I am working with some xml files stored on S3. I use the xml2js module in Node to parse the xmls and then I extract the strings that have .jpg in them. I was using the filter method and then tried using my own for loop but that didn't shave any time off. Is there any faster way to write this section of the code or is this the fastest way to get it done.

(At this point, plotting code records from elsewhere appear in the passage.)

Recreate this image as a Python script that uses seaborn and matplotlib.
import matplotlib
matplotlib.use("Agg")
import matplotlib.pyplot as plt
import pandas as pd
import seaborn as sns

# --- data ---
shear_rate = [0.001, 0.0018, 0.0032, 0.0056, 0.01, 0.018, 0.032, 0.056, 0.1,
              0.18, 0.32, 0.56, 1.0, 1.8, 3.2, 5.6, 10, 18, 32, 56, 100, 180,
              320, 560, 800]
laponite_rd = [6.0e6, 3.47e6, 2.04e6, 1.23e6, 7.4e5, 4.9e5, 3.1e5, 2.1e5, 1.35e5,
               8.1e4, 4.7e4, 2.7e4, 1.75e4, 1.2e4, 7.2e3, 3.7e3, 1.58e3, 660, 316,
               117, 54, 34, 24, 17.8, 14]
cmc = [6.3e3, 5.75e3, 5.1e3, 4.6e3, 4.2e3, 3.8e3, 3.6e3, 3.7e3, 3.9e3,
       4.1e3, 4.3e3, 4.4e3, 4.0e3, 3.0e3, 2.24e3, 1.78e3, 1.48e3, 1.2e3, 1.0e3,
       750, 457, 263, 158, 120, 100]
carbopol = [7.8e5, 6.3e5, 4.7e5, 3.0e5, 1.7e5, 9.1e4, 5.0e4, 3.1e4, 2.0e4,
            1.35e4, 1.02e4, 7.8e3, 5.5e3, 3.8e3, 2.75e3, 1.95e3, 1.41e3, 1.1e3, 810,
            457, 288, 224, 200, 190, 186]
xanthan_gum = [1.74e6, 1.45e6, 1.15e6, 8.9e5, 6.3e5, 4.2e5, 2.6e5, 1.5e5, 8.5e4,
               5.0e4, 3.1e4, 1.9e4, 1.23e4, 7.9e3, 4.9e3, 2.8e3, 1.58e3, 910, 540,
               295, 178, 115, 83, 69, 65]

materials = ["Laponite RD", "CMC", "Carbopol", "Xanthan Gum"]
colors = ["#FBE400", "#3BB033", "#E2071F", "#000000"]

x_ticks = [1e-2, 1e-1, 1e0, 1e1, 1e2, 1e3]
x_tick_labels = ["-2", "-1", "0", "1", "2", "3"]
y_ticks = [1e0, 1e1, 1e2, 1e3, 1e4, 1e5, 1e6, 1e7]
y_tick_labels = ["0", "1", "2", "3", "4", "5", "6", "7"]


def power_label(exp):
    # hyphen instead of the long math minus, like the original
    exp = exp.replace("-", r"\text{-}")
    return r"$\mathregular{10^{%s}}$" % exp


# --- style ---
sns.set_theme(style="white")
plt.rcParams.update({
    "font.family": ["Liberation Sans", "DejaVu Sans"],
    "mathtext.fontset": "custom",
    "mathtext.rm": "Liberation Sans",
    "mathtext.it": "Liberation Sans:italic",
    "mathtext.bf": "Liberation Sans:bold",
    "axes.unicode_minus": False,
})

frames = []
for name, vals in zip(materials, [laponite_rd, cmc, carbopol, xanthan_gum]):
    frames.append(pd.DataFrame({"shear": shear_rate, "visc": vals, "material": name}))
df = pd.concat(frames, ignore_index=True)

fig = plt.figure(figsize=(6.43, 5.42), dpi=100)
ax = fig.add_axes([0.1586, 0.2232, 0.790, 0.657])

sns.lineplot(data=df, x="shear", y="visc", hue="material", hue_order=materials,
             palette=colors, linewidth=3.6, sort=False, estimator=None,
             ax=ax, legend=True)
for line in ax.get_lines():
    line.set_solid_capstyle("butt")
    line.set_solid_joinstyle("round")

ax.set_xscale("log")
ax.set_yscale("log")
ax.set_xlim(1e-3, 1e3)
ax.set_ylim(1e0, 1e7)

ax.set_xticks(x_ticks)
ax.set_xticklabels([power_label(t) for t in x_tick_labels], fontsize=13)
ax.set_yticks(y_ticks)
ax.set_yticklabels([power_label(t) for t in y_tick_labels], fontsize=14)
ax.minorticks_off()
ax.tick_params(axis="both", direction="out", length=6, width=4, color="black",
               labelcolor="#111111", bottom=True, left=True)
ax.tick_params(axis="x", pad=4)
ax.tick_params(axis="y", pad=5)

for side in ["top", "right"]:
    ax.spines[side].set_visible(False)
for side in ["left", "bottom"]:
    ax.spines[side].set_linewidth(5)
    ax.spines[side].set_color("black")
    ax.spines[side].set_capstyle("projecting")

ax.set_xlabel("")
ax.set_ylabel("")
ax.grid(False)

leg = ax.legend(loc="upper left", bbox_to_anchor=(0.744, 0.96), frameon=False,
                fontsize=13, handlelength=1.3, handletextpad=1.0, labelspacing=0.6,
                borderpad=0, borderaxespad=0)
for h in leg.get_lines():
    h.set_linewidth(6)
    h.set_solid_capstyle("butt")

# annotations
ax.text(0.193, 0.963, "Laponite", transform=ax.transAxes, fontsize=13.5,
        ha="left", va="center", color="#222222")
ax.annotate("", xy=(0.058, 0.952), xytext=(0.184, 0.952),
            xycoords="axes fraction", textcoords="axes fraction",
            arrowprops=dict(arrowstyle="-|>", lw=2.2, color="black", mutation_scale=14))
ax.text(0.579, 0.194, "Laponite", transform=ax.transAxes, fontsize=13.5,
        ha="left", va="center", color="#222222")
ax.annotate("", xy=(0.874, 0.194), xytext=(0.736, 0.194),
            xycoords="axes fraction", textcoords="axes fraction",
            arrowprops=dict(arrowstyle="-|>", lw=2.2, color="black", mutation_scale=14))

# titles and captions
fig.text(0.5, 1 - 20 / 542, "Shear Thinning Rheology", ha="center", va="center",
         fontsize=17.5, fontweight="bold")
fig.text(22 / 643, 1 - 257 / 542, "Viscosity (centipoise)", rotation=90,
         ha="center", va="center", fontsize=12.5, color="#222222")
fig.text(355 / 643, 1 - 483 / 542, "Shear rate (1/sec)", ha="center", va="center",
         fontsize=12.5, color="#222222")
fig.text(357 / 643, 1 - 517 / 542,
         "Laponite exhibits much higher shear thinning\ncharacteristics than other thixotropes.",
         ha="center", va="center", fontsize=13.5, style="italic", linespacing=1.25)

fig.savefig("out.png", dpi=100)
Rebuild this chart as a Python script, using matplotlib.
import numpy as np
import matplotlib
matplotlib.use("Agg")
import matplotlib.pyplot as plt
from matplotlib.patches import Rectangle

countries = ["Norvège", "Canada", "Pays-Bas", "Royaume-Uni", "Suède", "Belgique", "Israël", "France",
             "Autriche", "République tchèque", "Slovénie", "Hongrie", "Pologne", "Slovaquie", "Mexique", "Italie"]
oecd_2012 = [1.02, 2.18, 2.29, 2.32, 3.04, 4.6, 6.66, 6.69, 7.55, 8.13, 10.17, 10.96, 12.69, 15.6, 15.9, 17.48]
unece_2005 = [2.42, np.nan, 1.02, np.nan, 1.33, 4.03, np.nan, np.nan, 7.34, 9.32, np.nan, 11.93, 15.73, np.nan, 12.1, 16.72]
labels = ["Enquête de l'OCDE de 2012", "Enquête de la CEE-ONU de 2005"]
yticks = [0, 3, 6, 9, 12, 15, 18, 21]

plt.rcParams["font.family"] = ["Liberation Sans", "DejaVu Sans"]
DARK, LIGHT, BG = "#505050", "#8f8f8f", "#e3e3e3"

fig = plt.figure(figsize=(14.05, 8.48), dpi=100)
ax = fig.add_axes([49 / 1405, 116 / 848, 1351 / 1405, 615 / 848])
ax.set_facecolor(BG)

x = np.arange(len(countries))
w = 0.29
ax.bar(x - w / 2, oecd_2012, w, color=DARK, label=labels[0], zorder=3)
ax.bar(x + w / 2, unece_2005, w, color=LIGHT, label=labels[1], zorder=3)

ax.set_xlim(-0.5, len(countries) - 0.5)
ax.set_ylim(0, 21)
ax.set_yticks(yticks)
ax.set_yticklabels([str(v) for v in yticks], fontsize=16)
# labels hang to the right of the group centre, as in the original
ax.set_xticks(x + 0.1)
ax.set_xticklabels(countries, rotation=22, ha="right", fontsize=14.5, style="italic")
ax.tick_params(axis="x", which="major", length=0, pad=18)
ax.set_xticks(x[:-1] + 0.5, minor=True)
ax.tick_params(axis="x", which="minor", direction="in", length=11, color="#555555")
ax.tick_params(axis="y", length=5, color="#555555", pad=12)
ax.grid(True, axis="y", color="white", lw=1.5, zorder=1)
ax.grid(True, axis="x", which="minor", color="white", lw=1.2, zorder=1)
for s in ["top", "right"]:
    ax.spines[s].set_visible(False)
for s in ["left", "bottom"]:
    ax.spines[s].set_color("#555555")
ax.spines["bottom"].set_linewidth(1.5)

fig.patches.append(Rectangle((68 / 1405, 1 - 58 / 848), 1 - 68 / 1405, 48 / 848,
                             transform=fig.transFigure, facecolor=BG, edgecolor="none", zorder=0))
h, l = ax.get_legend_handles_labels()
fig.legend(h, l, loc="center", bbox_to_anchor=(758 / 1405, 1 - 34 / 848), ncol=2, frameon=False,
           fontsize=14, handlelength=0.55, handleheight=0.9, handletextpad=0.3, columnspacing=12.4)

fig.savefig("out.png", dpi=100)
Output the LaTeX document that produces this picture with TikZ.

Any help appreciated.

using filter method:

//this took 52393ms
var file = JSON.stringify(data);
var arrayOfStrings = file.split('"');
var images = arrayOfStrings.filter(function(str) {
    return str.indexOf('.jpg') !== -1;
});
resolve(images);

using for loop:

//this took 52681ms
var file = JSON.stringify(data);
var arrayOfStrings = file.split('"');
var images =[];
for(let i = 0; i < arrayOfStrings.length; i++) {
    if(arrayOfStrings[i].indexOf('.jpg') !== -1) {
        images.push(arrayOfStrings[i]);
    }
}
resolve(images);

data looks like the following after I use file.split('"');

[ '{','rstuv',':{','options',':[{','![alt](CKrgUgiYMflaWnsGZ009.jpg)']];
nasoj1100
  • 528
  • 9
  • 15
  • 1
    You should try `for` with `var` instead of `let`. `let` will create a new variable for every iteration. – Rajesh Jun 14 '16 at 14:23
  • 4
    can you, please, provide an example of your initial data? – Foker Jun 14 '16 at 14:24
  • 2
    Use a profiler to see exactly where the time is spent. It could be the JSON serialisation that is the real culprit – alex Jun 14 '16 at 14:25
  • 2
    Do you really want the strings that *include* `.jpg`, or those that end with it? If the latter, using `.endsWith` is likely to be faster. – Bergi Jun 14 '16 at 14:30
  • @alex and others - I misread the requirement. Thanks for correcting. – Nikhil Aggarwal Jun 14 '16 at 14:30
  • 3
    @PatrickRoberts: I find it hard to believe that `let` would have 200% performance impairment. Especially when the scope is not used and it can trivially be optimised into the same code as `var`. – Bergi Jun 14 '16 at 14:32
  • @Bergi I recently answered a question that had a benchmark of `var` vs `let`. The loop performed at ~100ms for `var` while it performed ~300ms for `let`. Huge difference. Here's the link: http://stackoverflow.com/q/37792934/1541563 – Patrick Roberts Jun 14 '16 at 14:34
  • @PatrickRoberts If you carefully read the comments there, this depends a lot on the environment. Here, OP using node not the Chrome devtools console. – Bergi Jun 14 '16 at 14:41
  • @Bergi, if _you_ read the _question_ there carefully, the original test was performed in node, and is completely relevant here. – Patrick Roberts Jun 14 '16 at 14:43
  • using endsWith() shaves a full second off it. – nasoj1100 Jun 14 '16 at 14:45
  • @PatrickRoberts That test is with an empty loop running 10^8 times. The difference could end up in the noise once you start doing some real computations. – 1983 Jun 14 '16 at 14:52
  • 1
    @PatrickRoberts I get no better than a 2% improvement of `var` over `let` [here](https://jsfiddle.net/52sfddx8/). – 1983 Jun 14 '16 at 16:02
  • @FizzyTea you are correct. I even increased the amount of iterations to make it last 30 seconds and the difference is still minimal. I, of course, revoke my statements. – Patrick Roberts Jun 14 '16 at 17:07

1 Answers1

5
var file = JSON.stringify(data);
var arrayOfStrings = file.split('"');

Don't do that. If you want to search through data, keep it structured. Stringifying and then searching that string will not only get you a bunch of mistakes (when strings did contain a quote), lots of array elements that are not even proper strings, and is hardly any improvement over just reading in the original XML file as text and directly searching that.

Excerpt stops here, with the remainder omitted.